## Work to be completed:
Reproduce the following material exactly, including every line.

## Source excerpt:
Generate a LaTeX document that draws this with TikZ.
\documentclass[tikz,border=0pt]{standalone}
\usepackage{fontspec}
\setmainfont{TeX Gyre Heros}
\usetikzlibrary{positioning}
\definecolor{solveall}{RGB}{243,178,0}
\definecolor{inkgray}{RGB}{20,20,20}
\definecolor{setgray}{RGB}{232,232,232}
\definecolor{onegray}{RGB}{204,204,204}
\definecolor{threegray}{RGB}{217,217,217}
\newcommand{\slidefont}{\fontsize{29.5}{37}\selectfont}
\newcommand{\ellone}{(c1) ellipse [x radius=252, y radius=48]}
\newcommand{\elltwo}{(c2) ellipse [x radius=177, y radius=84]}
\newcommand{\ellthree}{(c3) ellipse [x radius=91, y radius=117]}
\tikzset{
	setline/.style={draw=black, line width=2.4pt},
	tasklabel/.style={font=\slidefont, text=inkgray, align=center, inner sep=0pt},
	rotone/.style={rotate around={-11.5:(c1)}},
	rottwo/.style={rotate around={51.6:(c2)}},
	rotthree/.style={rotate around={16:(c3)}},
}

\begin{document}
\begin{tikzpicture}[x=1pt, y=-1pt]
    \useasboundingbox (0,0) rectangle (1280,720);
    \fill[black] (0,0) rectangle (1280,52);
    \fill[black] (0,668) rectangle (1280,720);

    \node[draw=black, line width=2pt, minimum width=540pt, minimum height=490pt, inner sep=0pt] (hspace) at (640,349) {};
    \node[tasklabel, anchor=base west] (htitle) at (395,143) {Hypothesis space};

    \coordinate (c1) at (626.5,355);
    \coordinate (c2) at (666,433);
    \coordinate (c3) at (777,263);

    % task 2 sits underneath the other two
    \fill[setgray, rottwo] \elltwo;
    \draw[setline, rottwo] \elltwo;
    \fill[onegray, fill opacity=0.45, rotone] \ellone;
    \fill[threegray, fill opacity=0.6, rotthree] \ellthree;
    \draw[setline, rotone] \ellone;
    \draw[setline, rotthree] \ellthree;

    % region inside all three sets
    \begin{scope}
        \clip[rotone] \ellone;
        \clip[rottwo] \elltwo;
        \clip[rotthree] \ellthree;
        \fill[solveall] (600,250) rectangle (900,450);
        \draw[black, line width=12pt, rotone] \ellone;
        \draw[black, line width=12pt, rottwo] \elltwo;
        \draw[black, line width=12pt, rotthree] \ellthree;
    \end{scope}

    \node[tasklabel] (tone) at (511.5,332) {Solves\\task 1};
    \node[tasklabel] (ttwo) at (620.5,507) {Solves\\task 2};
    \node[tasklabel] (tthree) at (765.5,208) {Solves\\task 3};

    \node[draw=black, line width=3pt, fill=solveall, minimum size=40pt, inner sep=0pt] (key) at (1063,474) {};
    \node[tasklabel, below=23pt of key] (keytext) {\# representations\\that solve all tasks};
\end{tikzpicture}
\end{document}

## Task solution:
Generate a LaTeX document that draws this with TikZ.
\documentclass[tikz,border=0pt]{standalone}
\usepackage{fontspec}
\setmainfont{TeX Gyre Heros}
\usetikzlibrary{positioning}
\definecolor{solveall}{RGB}{243,178,0}
\definecolor{inkgray}{RGB}{20,20,20}
\definecolor{setgray}{RGB}{232,232,232}
\definecolor{onegray}{RGB}{204,204,204}
\definecolor{threegray}{RGB}{217,217,217}
\newcommand{\slidefont}{\fontsize{29.5}{37}\selectfont}
\newcommand{\ellone}{(c1) ellipse [x radius=252, y radius=48]}
\newcommand{\elltwo}{(c2) ellipse [x radius=177, y radius=84]}
\newcommand{\ellthree}{(c3) ellipse [x radius=91, y radius=117]}
\tikzset{
	setline/.style={draw=black, line width=2.4pt},
	tasklabel/.style={font=\slidefont, text=inkgray, align=center, inner sep=0pt},
	rotone/.style={rotate around={-11.5:(c1)}},
	rottwo/.style={rotate around={51.6:(c2)}},
	rotthree/.style={rotate around={16:(c3)}},
}

\begin{document}
\begin{tikzpicture}[x=1pt, y=-1pt]
    \useasboundingbox (0,0) rectangle (1280,720);
    \fill[black] (0,0) rectangle (1280,52);
    \fill[black] (0,668) rectangle (1280,720);

    \node[draw=black, line width=2pt, minimum width=540pt, minimum height=490pt, inner sep=0pt] (hspace) at (640,349) {};
    \node[tasklabel, anchor=base west] (htitle) at (395,143) {Hypothesis space};

    \coordinate (c1) at (626.5,355);
    \coordinate (c2) at (666,433);
    \coordinate (c3) at (777,263);

    % task 2 sits underneath the other two
    \fill[setgray, rottwo] \elltwo;
    \draw[setline, rottwo] \elltwo;
    \fill[onegray, fill opacity=0.45, rotone] \ellone;
    \fill[threegray, fill opacity=0.6, rotthree] \ellthree;
    \draw[setline, rotone] \ellone;
    \draw[setline, rotthree] \ellthree;

    % region inside all three sets
    \begin{scope}
        \clip[rotone] \ellone;
        \clip[rottwo] \elltwo;
        \clip[rotthree] \ellthree;
        \fill[solveall] (600,250) rectangle (900,450);
        \draw[black, line width=12pt, rotone] \ellone;
        \draw[black, line width=12pt, rottwo] \elltwo;
        \draw[black, line width=12pt, rotthree] \ellthree;
    \end{scope}

    \node[tasklabel] (tone) at (511.5,332) {Solves\\task 1};
    \node[tasklabel] (ttwo) at (620.5,507) {Solves\\task 2};
    \node[tasklabel] (tthree) at (765.5,208) {Solves\\task 3};

    \node[draw=black, line width=3pt, fill=solveall, minimum size=40pt, inner sep=0pt] (key) at (1063,474) {};
    \node[tasklabel, below=23pt of key] (keytext) {\# representations\\that solve all tasks};
\end{tikzpicture}
\end{document}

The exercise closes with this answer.